▸ Stored data
[Begin]

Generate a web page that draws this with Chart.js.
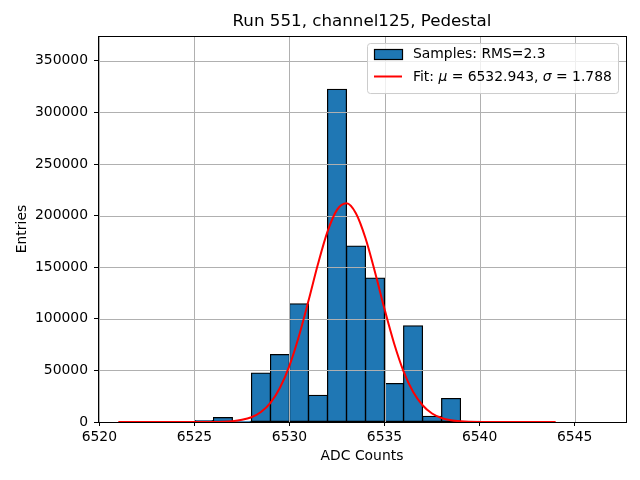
<!DOCTYPE html>
<html>
<head>
<meta charset="utf-8">
<script src="https://cdn.jsdelivr.net/npm/chart.js@4/dist/chart.umd.min.js"></script>
<style>
  html, body { margin: 0; padding: 0; background: #fff; }
  #c { display: block; }
</style>
</head>
<body>
<canvas id="c" width="640" height="480"></canvas>
<script>
// histogram bins (left edge of each 1-count bin) and entries
let binStart = [6525, 6526, 6527, 6528, 6529, 6530, 6531, 6532, 6533, 6534, 6535, 6536, 6537, 6538, 6539];
let counts = [1500, 4300, 800, 47400, 65300, 114500, 25800, 322500, 170500, 139500, 37300, 93300, 5600, 22800, 800];

// fit curve
let fitX = [6521, 6523, 6525, 6526, 6527, 6527.5, 6528, 6528.5, 6529, 6529.5, 6530, 6530.5, 6531, 6531.5,
            6532, 6532.5, 6533, 6533.5, 6534, 6534.5, 6535, 6535.5, 6536, 6536.5, 6537, 6537.5, 6538,
            6538.5, 6539, 6540, 6541, 6542, 6544];
let fitY = [0, 0, 10, 110, 850, 2100, 4650, 9700, 18600, 33200, 54700, 83400, 117400, 153100,
            184500, 205600, 211900, 202000, 178000, 145100, 109400, 76300, 49100, 29300, 16200, 8200, 3900,
            1700, 700, 90, 10, 0, 0];

let xTicks = [6520, 6525, 6530, 6535, 6540, 6545];
let yTicks = [0, 50000, 100000, 150000, 200000, 250000, 300000, 350000];

let fitMu = '6532.943';
let fitSigma = '1.788';
let rms = '2.3';

const FONT = '"DejaVu Sans", sans-serif';

let histData = binStart.map((b, i) => ({ x: b + 0.5, y: counts[i] }));
let fitData = fitX.map((x, i) => ({ x: x, y: fitY[i] }));

// grid goes over the bars but under the fit line, like matplotlib
const gridOverBars = {
  id: 'gridOverBars',
  afterDatasetDraw(chart, args) {
    if (args.meta.type !== 'bar') return;
    const ctx = chart.ctx, a = chart.chartArea;
    const xs = chart.scales.x, ys = chart.scales.y;
    ctx.save();
    ctx.strokeStyle = '#b0b0b0';
    ctx.lineWidth = 1;
    ctx.beginPath();
    xTicks.forEach(v => {
      const p = Math.round(xs.getPixelForValue(v)) + 0.5;
      ctx.moveTo(p, a.top); ctx.lineTo(p, a.bottom);
    });
    yTicks.forEach(v => {
      const p = Math.round(ys.getPixelForValue(v)) + 0.5;
      ctx.moveTo(a.left, p); ctx.lineTo(a.right, p);
    });
    ctx.stroke();
    ctx.restore();
  },
  afterDatasetsDraw(chart) {
    const ctx = chart.ctx, a = chart.chartArea;
    ctx.save();
    ctx.strokeStyle = '#000';
    ctx.lineWidth = 1;
    ctx.strokeRect(Math.round(a.left) + 0.5, Math.round(a.top) + 0.5,
                   Math.round(a.right - a.left), Math.round(a.bottom - a.top));
    ctx.restore();
  }
};

// legend box in the upper right of the axes
const boxLegend = {
  id: 'boxLegend',
  afterDraw(chart) {
    const ctx = chart.ctx, a = chart.chartArea;
    const x1 = a.right - 7.5, x0 = 367.5, y0 = a.top + 7.5, y1 = y0 + 50;
    ctx.save();
    ctx.beginPath();
    ctx.roundRect(x0, y0, x1 - x0, y1 - y0, 3);
    ctx.fillStyle = 'rgba(255,255,255,0.8)';
    ctx.fill();
    ctx.strokeStyle = '#cccccc';
    ctx.lineWidth = 1;
    ctx.stroke();

    // bar patch
    ctx.fillStyle = '#1f77b4';
    ctx.fillRect(374.5, 49.5, 28, 10);
    ctx.strokeStyle = '#000';
    ctx.lineWidth = 1.2;
    ctx.strokeRect(374.5, 49.5, 28, 10);
    // fit line
    ctx.strokeStyle = 'red';
    ctx.lineWidth = 2;
    ctx.beginPath();
    ctx.moveTo(374, 76.5); ctx.lineTo(402, 76.5);
    ctx.stroke();

    ctx.fillStyle = '#000';
    ctx.textBaseline = 'middle';
    ctx.font = '13.9px ' + FONT;
    ctx.fillText(chart.data.datasets[1].label, 413, 54.5);

    let tx = 413, ty = 77.5;
    const parts = [['Fit: ', false], ['\u03bc', true], [' = ' + fitMu + ', ', false], ['\u03c3', true], [' = ' + fitSigma, false]];
    parts.forEach(p => {
      ctx.font = (p[1] ? 'italic ' : '') + '13.9px ' + FONT;
      ctx.fillText(p[0], tx, ty);
      tx += ctx.measureText(p[0]).width;
    });
    ctx.restore();
  }
};

var ctx = document.getElementById('c').getContext('2d');
var chart = new Chart(ctx, {
  type: 'bar',
  data: {
    datasets: [{
      type: 'line',
      label: 'Fit',
      data: fitData,
      borderColor: 'red',
      borderWidth: 2,
      pointRadius: 0,
      cubicInterpolationMode: 'monotone',
      fill: false,
      order: 0
    }, {
      type: 'bar',
      label: 'Samples: RMS=' + rms,
      data: histData,
      backgroundColor: '#1f77b4',
      borderColor: '#000',
      borderWidth: 1.2,
      borderSkipped: false,
      inflateAmount: 0.5,
      barPercentage: 1,
      categoryPercentage: 1,
      order: 1
    }]
  },
  options: {
    responsive: false,
    animation: false,
    devicePixelRatio: 1,
    layout: { padding: { left: 0, right: 14, top: 0, bottom: 0 } },
    plugins: {
      legend: { display: false },
      tooltip: { enabled: false },
      title: {
        display: true,
        fullSize: false,
        text: 'Run 551, channel125, Pedestal',
        color: '#000',
        font: { family: FONT, size: 16.7, weight: 'normal' },
        padding: { top: 12, bottom: 4 }
      }
    },
    scales: {
      x: {
        type: 'linear',
        min: 6519.93,
        max: 6547.7,
        offset: false,
        afterBuildTicks: s => { s.ticks = xTicks.map(v => ({ value: v })); },
        afterFit: s => { s.height = 58; },
        ticks: {
          color: '#000',
          font: { family: FONT, size: 13.9 },
          padding: 3,
          maxRotation: 0,
          callback: v => String(v)
        },
        grid: { drawOnChartArea: false, tickLength: 4, tickColor: '#000', offset: false },
        border: { color: '#000' },
        title: {
          display: true,
          text: 'ADC Counts',
          color: '#000',
          font: { family: FONT, size: 13.9 },
          padding: { top: 15, bottom: 15 }
        }
      },
      y: {
        min: 0,
        max: 374000,
        afterBuildTicks: s => { s.ticks = yTicks.map(v => ({ value: v })); },
        afterFit: s => { s.width = 98; },
        ticks: {
          color: '#000',
          font: { family: FONT, size: 13.9 },
          padding: 6,
          callback: v => String(v)
        },
        grid: { drawOnChartArea: false, tickLength: 4, tickColor: '#000' },
        border: { color: '#000' },
        title: {
          display: true,
          text: 'Entries',
          color: '#000',
          font: { family: FONT, size: 13.9 },
          padding: { top: 14, bottom: 14 }
        }
      }
    }
  },
  plugins: [gridOverBars, boxLegend]
});
</script>
</body>
</html>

[End]

▸ Problem requirements
Without any pictures, reproduce the lines from the first one in the material through the line that has "5600, 22800, 800];", exactly as they appear.

▸ Expected answer
Generate a web page that draws this with Chart.js.
<!DOCTYPE html>
<html>
<head>
<meta charset="utf-8">
<script src="https://cdn.jsdelivr.net/npm/chart.js@4/dist/chart.umd.min.js"></script>
<style>
  html, body { margin: 0; padding: 0; background: #fff; }
  #c { display: block; }
</style>
</head>
<body>
<canvas id="c" width="640" height="480"></canvas>
<script>
// histogram bins (left edge of each 1-count bin) and entries
let binStart = [6525, 6526, 6527, 6528, 6529, 6530, 6531, 6532, 6533, 6534, 6535, 6536, 6537, 6538, 6539];
let counts = [1500, 4300, 800, 47400, 65300, 114500, 25800, 322500, 170500, 139500, 37300, 93300, 5600, 22800, 800];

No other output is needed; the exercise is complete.